On est surpris, je l’avoue, de rencontrer un tel ilot de naïveté s’agissant d’un sujet où l’ignoble côtoie le tragique. Il est vrai que « jusqu’il y a quelques années, l’impact des abus sexuels commis par un adulte contre une personne mineure n’était pas vraiment compris ». Et il faut se mettre à la place des évêques, ce sont généralement des hommes murs, le temps des branlettes adolescentes dans les dortoirs des séminaires ou des pensions bourgeoises est bien éloigné. Heureusement il y a les victimes de ces divers attouchements cléricaux : « grâce à la rencontre de personnes victimes, les évêques ont pris conscience que l’enfant ou le jeune adulte ainsi atteint avait subi un traumatisme qu’il ne pouvait surmonter qu’aux prix de grandes souffrances » Disons-le tout net : rien ne vaut l’expérience du terrain, le contact avec le terrain : « in solo veritas ».
Comment se faire pardonner , quelle indulgence pour retrouver la paix intérieure ? Un groupe de travail a mis en place un dispositif de reconnaissance des causes de la souffrance. Ce dispositif a été adopté par les évêques. Il prévoit notamment de verser une somme d’argent -à définir- aux victimes identifiées. La ressource financière ad hoc étant à rechercher sachant que l’église est pauvre, comme en témoigne le niveau de vie de la Curie. Je n’insisterai pas sur l’analité de cette démarche qui témoigne du profond désarroi du corps épiscopal et de l’institution dans son ensemble. Encore faudra-t-il que la victime accepte cette somme d’argent unique et forfaitaire dont il est dit qu’elle n’est pas une indemnisation.
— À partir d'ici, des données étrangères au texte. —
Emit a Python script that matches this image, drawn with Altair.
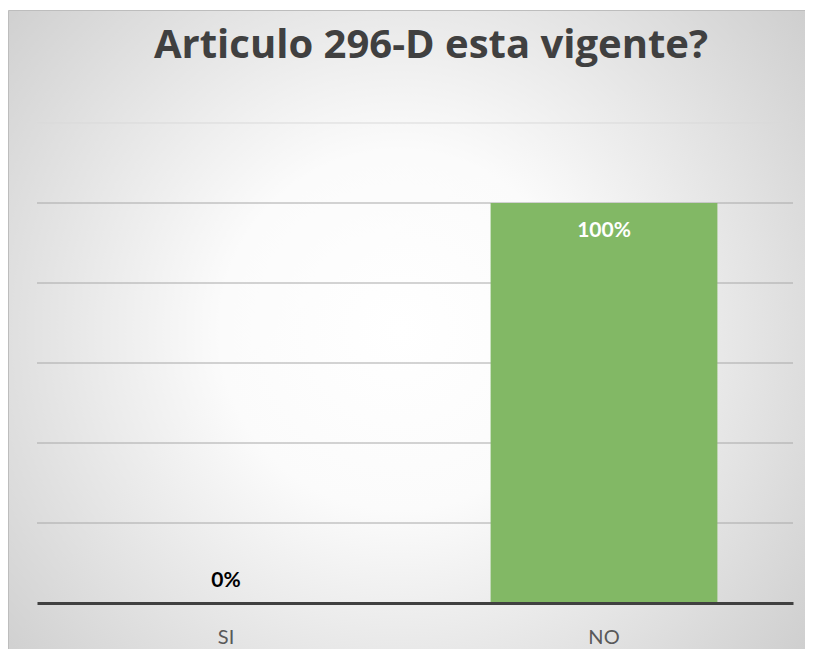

S’agissant du financement une piste est évoquée qui envisage la possibilité de faire appel aux dons des fidèles sachant, bien sûr, que les pauvres n’ont pas beaucoup d’argent,c’est bien connu, mais qu’ils sont nombreux. L’argent comme viatique pour se faire pardonner hic et nunc . D’autre part, il faut remarquer que cette proposition est tout-à-fait post-moderne et qu’elle s’inscrit de façon claire et explicite dans la ligne néo-libérale en même temps qu’elle permet aux instances dirigeantes de faire financer les indulgences pour les bourreaux.
J’ai conscience, en rédigeant cet édito, de sa coloration clairement anti-cléricale. J ’assume. Mais, franchement, comment ne pas se sentir agressé soi-même par tant de faucuterie . Et à ceux qui s’indigneraient de mon insolence et de mon irrespect vis à vis d’hommes investis d’une mission divine, je me réfugierai derrière l’expertise d’un grand chrétien : « La moquerie est quelque fois plus propre à fire revenir les hommes de leurs égarements et qu’elle est alors dans une action de justice » signé… Blaise Pascal.